I will be in Pittsburgh for Thursday, Friday, Sat, Sun...can anyone recommend any "must do" rides out there? Road or Mountiain if you so choose.
Thanks in advance,
JP


----------



## saba (Jul 17, 2007)

*Pa*

Rent and head out towards Ligoneer. In a little town there is a very decent shop Speedgoat. The staff is very friendly and helpful and will either send you up the mountain for some rocks or point you towards a nice rolling ride in the Laurel Mtns area. Takes about 45 minutes outside PGH


----------



## jkcoda007 (Dec 18, 2006)

Assuming you have ridden the area...what routes do you recommend?


----------



## lalahsghost (Aug 27, 2007)

This info is interesting to know, living near Morgantown, WV and going up there once in a blue moon to do major shopping!


----------



## lalahsghost (Aug 27, 2007)

Also, talking about Pittsburgh area, can anyone suggest a site/place to look for ?charity rides? non-atheletic races during this summer? (OR IN WV) I'd like to gage myself without looking like I'm trying to race, but to compare endurance/etc. I barely have a year under my belt.... so you understand, right? (this all sounds bad any which way I try to write it...)


----------



## oscar2 (Feb 18, 2005)

*Pittsburgh Rides*

There's a MS150 ride from Pittsbiurgh Coneaught lake or somewhere around there in June. Theres's also Pedal Pittsburgh even on I think May 18. There are also several charity rides on the Youghiogheny Trail.


----------



## lalahsghost (Aug 27, 2007)

Thanks for the info, that'll give me a place to begin looking and learning~


----------



## herzeleid (Feb 2, 2005)

You must do the MS150 in June. I was intimidated at first, but after doing it, I did it 7 years in a row, I couldn't wait for the next year to ride it. I've since moved away from Pittsburgh, and sorely miss that ride. There is one for the VA chapter that I might do this summer. 

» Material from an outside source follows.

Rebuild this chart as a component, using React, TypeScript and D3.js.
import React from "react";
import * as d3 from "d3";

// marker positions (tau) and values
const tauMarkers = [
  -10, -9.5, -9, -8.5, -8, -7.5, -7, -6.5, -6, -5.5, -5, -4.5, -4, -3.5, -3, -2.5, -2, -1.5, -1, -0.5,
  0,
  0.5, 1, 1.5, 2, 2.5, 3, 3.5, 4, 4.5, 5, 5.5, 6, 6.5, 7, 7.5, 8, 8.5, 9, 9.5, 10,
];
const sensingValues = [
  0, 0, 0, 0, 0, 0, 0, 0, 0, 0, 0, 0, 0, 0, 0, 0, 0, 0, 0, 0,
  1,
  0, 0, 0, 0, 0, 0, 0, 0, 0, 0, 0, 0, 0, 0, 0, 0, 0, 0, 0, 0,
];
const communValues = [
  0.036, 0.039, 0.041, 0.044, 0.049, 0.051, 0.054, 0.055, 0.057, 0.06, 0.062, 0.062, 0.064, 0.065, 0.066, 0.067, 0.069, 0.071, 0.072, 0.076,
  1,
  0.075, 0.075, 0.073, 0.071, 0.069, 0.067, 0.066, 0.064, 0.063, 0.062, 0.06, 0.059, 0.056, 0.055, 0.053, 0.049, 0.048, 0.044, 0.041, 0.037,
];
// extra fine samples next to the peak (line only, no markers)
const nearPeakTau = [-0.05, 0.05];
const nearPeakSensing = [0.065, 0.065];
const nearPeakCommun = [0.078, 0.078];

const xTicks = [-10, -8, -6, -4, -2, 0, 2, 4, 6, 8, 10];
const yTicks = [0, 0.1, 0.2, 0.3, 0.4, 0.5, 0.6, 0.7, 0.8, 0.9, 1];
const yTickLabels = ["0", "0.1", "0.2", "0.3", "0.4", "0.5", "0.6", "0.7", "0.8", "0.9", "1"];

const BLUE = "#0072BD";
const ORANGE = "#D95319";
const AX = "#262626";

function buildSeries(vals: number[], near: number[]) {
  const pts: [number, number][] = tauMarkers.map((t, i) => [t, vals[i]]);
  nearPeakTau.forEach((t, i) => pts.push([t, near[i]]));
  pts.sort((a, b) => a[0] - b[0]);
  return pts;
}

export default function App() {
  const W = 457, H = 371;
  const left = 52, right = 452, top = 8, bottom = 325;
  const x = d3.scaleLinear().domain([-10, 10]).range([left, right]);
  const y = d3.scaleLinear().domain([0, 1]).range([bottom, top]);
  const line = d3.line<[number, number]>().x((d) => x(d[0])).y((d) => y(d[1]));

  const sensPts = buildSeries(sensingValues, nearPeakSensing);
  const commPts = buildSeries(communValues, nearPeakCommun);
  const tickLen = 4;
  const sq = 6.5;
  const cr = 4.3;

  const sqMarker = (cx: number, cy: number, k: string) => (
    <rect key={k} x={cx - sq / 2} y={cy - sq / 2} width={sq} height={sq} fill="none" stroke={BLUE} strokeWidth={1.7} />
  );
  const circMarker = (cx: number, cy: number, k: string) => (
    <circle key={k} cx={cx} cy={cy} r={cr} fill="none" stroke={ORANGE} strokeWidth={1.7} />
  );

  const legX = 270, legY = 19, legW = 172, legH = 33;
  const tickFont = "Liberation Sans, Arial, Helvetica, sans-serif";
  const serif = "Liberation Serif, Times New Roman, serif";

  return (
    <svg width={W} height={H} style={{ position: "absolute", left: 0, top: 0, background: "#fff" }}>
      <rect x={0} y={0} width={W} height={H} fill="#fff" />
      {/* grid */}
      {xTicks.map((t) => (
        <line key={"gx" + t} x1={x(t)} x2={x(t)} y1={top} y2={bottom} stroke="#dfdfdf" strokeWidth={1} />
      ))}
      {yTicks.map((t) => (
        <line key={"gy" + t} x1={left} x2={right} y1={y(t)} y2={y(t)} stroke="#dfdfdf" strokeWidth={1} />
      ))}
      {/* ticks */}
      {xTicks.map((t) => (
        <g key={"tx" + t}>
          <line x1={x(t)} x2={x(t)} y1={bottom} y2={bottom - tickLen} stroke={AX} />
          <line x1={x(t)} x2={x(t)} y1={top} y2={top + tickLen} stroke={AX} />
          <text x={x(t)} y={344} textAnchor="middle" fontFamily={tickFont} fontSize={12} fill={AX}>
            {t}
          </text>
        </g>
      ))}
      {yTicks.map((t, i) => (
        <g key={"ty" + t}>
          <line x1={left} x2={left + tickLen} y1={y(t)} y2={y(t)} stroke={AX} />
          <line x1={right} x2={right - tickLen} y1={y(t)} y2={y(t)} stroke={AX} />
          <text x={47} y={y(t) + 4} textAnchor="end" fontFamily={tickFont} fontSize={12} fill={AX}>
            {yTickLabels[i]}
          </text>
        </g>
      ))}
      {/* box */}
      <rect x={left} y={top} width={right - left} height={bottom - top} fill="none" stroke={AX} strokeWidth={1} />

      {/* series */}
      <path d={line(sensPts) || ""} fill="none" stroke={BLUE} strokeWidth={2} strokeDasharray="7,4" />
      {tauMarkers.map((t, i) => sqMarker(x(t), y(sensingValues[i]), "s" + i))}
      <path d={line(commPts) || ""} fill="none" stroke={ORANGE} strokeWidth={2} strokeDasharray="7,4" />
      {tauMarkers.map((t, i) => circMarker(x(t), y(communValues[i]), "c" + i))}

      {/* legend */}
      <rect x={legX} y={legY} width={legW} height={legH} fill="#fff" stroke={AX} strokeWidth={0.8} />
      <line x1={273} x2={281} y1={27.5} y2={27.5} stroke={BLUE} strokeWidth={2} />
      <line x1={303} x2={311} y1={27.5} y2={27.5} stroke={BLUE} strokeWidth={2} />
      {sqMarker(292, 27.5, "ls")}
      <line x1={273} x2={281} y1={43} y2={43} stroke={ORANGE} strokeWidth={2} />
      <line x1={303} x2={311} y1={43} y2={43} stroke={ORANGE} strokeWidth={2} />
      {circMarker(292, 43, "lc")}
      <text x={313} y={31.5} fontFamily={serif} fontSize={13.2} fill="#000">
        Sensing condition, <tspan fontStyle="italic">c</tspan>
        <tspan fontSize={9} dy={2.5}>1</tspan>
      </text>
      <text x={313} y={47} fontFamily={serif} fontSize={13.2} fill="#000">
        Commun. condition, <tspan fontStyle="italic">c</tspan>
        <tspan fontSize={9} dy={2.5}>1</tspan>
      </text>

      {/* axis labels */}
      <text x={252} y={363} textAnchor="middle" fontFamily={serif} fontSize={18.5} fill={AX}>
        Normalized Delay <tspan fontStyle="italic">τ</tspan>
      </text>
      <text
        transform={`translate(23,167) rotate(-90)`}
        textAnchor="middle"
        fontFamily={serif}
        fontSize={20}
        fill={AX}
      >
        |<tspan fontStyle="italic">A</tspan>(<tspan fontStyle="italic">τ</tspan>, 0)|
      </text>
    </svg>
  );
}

As for rides in Pittsburgh, North Park has a very nice loop around the lake, good mix of ups and downs. You can also look up the Dirty Dozen ride online and find out the route they take, it's pretty much riding up the 12 most steep hills in Pittsburgh. The grade on some is ridiculous, I've ridden up only one, and that was killer.


----------



## Cruzer2424 (Feb 8, 2005)

oscar2 said:


> There's a MS150 ride from Pittsbiurgh Coneaught lake or somewhere around there in June. Theres's also Pedal Pittsburgh even on I think May 18. There are also several charity rides on the Youghiogheny Trail.


http://www.pedalpittsburgh.org/


----------